%%
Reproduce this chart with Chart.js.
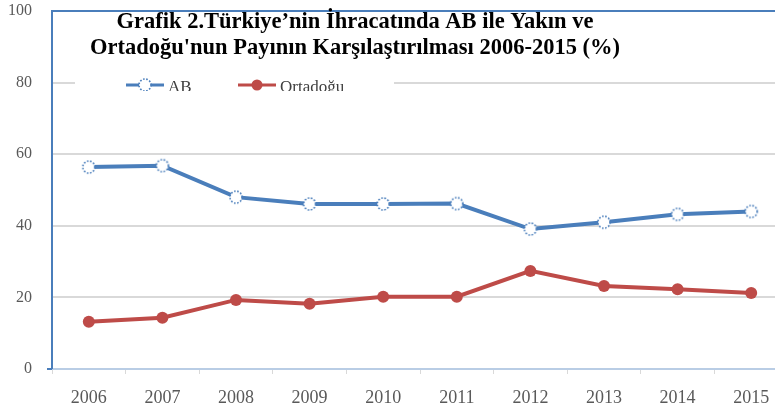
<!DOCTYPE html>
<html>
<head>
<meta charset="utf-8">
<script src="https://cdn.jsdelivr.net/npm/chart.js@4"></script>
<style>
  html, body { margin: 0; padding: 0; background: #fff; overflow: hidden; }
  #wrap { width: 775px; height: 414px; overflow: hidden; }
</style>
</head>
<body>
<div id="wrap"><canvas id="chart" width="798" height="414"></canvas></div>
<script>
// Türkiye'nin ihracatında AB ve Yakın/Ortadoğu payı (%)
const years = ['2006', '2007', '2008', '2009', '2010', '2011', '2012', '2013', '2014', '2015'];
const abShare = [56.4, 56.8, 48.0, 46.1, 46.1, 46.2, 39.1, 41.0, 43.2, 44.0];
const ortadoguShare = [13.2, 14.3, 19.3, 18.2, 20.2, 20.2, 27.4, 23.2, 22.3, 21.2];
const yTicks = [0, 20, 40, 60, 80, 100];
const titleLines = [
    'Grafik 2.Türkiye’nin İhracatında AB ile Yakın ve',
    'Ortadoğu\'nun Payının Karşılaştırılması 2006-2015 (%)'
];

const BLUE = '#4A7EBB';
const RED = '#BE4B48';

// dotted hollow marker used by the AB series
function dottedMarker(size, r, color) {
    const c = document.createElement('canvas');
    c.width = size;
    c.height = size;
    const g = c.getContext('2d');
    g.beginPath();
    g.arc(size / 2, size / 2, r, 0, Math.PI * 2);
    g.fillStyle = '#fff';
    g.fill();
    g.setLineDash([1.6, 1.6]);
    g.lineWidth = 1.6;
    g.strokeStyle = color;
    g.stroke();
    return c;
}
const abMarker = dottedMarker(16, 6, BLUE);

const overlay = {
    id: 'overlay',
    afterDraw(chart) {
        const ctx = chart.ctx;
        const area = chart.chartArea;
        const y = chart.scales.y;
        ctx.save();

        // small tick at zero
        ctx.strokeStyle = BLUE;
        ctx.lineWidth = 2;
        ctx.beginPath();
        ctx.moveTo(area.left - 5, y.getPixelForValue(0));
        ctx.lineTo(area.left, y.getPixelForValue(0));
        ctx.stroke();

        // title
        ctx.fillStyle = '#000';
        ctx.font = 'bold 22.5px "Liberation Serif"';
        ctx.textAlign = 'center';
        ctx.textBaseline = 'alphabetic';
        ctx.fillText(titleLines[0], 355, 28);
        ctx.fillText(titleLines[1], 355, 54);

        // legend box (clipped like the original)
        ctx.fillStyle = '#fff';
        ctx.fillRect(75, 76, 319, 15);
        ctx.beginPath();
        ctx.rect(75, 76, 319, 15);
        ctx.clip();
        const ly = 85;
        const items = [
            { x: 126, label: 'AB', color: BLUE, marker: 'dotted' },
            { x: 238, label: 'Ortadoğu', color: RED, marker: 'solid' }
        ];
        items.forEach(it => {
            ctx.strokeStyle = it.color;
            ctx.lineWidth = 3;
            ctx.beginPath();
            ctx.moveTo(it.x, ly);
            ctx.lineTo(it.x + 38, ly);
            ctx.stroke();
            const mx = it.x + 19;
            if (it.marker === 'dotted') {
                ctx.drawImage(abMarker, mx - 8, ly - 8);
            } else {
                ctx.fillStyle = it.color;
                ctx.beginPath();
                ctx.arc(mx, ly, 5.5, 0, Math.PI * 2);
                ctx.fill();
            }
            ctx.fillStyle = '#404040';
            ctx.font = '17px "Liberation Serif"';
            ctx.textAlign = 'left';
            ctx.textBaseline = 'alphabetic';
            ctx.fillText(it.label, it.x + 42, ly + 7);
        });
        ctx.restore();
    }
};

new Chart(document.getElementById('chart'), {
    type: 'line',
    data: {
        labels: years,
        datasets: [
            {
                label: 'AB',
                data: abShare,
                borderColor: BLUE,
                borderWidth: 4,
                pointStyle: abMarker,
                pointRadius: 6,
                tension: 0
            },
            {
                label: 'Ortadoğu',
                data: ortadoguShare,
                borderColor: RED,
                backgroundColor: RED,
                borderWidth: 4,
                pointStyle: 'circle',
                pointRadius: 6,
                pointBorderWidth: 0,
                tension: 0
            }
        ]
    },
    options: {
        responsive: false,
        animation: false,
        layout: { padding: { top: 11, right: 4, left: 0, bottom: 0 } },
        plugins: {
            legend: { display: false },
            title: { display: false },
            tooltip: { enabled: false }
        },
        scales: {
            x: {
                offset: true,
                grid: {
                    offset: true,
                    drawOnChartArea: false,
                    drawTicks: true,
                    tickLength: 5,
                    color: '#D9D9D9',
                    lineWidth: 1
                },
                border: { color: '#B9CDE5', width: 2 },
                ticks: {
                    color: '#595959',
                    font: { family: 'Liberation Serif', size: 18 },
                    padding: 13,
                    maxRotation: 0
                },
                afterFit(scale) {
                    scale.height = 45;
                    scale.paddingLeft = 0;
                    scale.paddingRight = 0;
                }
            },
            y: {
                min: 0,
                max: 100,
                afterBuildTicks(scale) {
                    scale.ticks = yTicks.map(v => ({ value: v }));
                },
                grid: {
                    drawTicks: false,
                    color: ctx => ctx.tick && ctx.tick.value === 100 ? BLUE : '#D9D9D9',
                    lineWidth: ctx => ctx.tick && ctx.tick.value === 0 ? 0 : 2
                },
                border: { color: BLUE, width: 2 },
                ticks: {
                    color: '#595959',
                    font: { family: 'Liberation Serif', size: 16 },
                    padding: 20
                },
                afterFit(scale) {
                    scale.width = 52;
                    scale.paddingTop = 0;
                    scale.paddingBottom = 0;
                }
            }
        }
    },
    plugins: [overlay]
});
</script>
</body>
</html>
%%
%%
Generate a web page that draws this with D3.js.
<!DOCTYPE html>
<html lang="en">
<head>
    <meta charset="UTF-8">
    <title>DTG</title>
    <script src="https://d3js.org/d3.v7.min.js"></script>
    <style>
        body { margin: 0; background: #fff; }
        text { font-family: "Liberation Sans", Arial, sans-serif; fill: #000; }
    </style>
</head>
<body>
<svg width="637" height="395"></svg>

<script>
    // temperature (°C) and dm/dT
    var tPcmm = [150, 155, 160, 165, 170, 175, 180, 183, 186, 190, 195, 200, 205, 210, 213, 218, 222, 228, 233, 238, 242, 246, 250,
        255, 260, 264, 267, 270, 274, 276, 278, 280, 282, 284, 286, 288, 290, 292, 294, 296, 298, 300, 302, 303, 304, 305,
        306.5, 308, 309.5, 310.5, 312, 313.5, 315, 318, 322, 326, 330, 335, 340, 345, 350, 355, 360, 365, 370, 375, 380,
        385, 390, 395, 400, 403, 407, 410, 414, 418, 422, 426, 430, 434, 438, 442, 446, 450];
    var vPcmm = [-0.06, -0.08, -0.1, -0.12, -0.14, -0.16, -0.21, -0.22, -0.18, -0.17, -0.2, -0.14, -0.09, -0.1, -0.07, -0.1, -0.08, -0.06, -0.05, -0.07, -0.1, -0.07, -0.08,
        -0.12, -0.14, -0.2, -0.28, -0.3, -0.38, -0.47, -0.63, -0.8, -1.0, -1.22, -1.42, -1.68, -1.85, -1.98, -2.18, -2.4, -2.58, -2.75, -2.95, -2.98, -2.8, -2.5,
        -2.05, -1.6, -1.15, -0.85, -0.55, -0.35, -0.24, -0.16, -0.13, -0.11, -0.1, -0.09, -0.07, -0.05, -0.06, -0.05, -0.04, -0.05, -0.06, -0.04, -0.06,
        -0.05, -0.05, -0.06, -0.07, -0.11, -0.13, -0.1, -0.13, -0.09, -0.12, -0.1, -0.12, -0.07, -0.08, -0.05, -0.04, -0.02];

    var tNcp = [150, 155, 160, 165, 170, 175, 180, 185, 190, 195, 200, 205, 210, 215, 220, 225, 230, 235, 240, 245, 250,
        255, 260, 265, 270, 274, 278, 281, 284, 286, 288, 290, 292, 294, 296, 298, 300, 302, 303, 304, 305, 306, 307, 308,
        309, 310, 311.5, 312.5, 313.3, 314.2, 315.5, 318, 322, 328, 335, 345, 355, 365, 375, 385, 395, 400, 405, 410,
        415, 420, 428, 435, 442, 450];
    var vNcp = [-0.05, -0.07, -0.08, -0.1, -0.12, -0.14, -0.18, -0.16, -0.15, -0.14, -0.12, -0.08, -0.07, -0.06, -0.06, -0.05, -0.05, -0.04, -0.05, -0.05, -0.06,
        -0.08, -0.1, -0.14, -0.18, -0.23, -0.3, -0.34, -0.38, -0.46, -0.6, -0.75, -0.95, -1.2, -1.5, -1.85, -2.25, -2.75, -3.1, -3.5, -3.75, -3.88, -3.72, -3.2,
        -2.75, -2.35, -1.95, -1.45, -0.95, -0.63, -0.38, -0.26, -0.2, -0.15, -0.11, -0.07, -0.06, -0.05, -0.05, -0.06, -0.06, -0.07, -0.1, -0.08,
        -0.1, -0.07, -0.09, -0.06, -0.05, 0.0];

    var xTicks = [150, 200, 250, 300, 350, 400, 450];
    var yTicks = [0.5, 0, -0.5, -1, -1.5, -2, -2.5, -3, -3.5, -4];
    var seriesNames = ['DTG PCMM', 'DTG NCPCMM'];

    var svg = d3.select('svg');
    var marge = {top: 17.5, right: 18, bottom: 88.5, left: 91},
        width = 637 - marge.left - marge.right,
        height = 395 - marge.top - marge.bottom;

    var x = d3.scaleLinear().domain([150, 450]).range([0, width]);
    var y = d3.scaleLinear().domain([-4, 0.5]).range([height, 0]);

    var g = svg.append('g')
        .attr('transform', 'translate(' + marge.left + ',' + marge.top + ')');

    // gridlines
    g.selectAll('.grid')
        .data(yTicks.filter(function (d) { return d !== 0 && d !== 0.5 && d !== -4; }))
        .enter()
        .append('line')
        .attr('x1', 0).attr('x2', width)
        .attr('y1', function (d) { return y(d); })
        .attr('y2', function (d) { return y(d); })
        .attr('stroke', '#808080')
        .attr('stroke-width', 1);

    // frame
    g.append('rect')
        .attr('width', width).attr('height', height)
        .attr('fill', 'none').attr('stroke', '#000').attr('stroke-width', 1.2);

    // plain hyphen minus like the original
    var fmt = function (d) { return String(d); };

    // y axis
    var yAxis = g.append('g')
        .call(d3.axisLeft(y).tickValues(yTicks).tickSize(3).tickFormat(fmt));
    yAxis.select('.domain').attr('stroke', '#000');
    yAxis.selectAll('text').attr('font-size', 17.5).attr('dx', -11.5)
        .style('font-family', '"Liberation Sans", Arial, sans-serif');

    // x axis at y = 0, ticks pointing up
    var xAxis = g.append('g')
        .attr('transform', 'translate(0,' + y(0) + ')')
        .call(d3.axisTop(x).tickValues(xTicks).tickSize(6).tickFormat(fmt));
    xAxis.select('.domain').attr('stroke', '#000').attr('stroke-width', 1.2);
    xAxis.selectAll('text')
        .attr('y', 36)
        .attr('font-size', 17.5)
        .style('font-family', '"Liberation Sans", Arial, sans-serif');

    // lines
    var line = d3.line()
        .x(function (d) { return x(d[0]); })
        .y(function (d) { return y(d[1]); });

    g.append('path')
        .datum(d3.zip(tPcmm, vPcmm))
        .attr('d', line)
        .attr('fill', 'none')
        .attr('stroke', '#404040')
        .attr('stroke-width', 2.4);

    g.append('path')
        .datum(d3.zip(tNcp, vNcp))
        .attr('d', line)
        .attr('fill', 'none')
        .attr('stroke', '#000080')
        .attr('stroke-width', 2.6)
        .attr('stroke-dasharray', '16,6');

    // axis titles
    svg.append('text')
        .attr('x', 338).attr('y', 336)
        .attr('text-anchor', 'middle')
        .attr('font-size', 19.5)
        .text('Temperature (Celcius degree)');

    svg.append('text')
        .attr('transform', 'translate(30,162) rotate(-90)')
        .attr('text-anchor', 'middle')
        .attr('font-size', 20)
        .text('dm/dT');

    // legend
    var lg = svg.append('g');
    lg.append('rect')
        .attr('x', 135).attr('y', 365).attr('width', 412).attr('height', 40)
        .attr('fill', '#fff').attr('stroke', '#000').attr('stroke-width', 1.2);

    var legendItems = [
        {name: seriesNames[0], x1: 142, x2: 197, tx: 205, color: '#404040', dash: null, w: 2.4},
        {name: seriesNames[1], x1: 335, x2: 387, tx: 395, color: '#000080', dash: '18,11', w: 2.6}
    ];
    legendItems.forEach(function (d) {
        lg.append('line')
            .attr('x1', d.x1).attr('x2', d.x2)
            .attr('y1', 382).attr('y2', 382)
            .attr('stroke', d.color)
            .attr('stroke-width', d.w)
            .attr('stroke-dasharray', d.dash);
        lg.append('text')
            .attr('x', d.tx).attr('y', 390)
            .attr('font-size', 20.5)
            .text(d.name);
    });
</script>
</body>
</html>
%%
%%
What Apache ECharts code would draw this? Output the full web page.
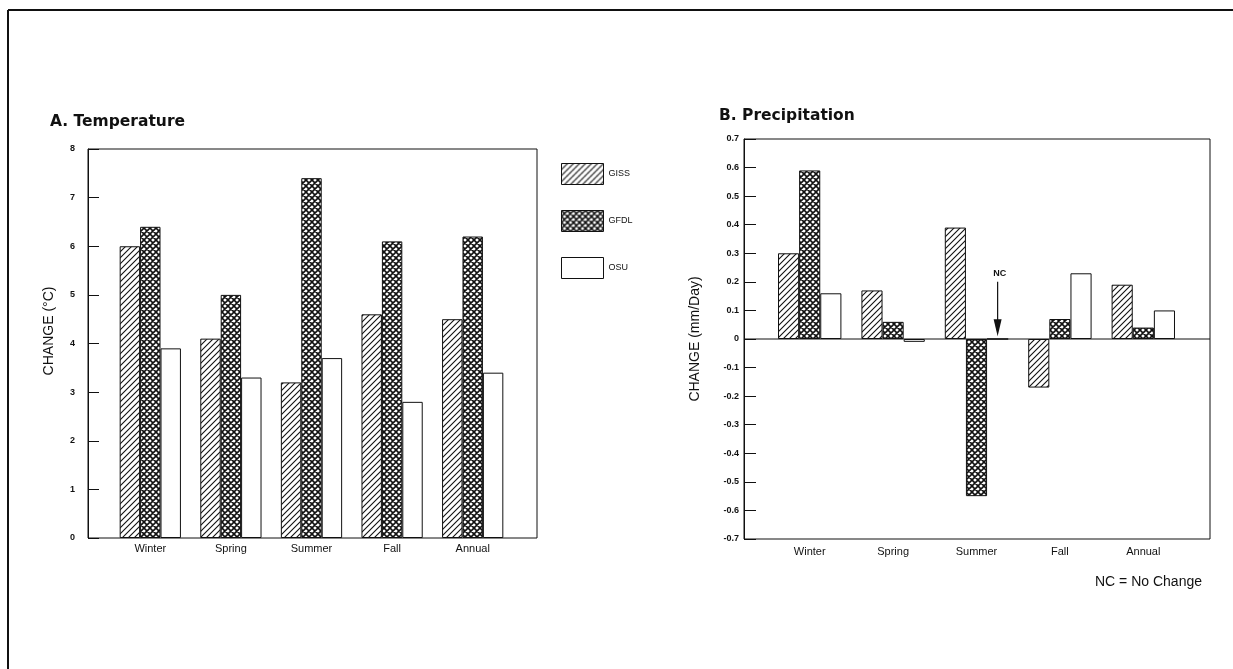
%%
REQUEST :: Starting at the line that contains "Reproduce this chart with Chart.js." and ending at the line that contains "const RED = '#BE4B48';", give the lines again exactly. Do not include the pictures.

WORKED SOLUTION ::
Reproduce this chart with Chart.js.
<!DOCTYPE html>
<html>
<head>
<meta charset="utf-8">
<script src="https://cdn.jsdelivr.net/npm/chart.js@4"></script>
<style>
  html, body { margin: 0; padding: 0; background: #fff; overflow: hidden; }
  #wrap { width: 775px; height: 414px; overflow: hidden; }
</style>
</head>
<body>
<div id="wrap"><canvas id="chart" width="798" height="414"></canvas></div>
<script>
// Türkiye'nin ihracatında AB ve Yakın/Ortadoğu payı (%)
const years = ['2006', '2007', '2008', '2009', '2010', '2011', '2012', '2013', '2014', '2015'];
const abShare = [56.4, 56.8, 48.0, 46.1, 46.1, 46.2, 39.1, 41.0, 43.2, 44.0];
const ortadoguShare = [13.2, 14.3, 19.3, 18.2, 20.2, 20.2, 27.4, 23.2, 22.3, 21.2];
const yTicks = [0, 20, 40, 60, 80, 100];
const titleLines = [
    'Grafik 2.Türkiye’nin İhracatında AB ile Yakın ve',
    'Ortadoğu\'nun Payının Karşılaştırılması 2006-2015 (%)'
];

const BLUE = '#4A7EBB';
const RED = '#BE4B48';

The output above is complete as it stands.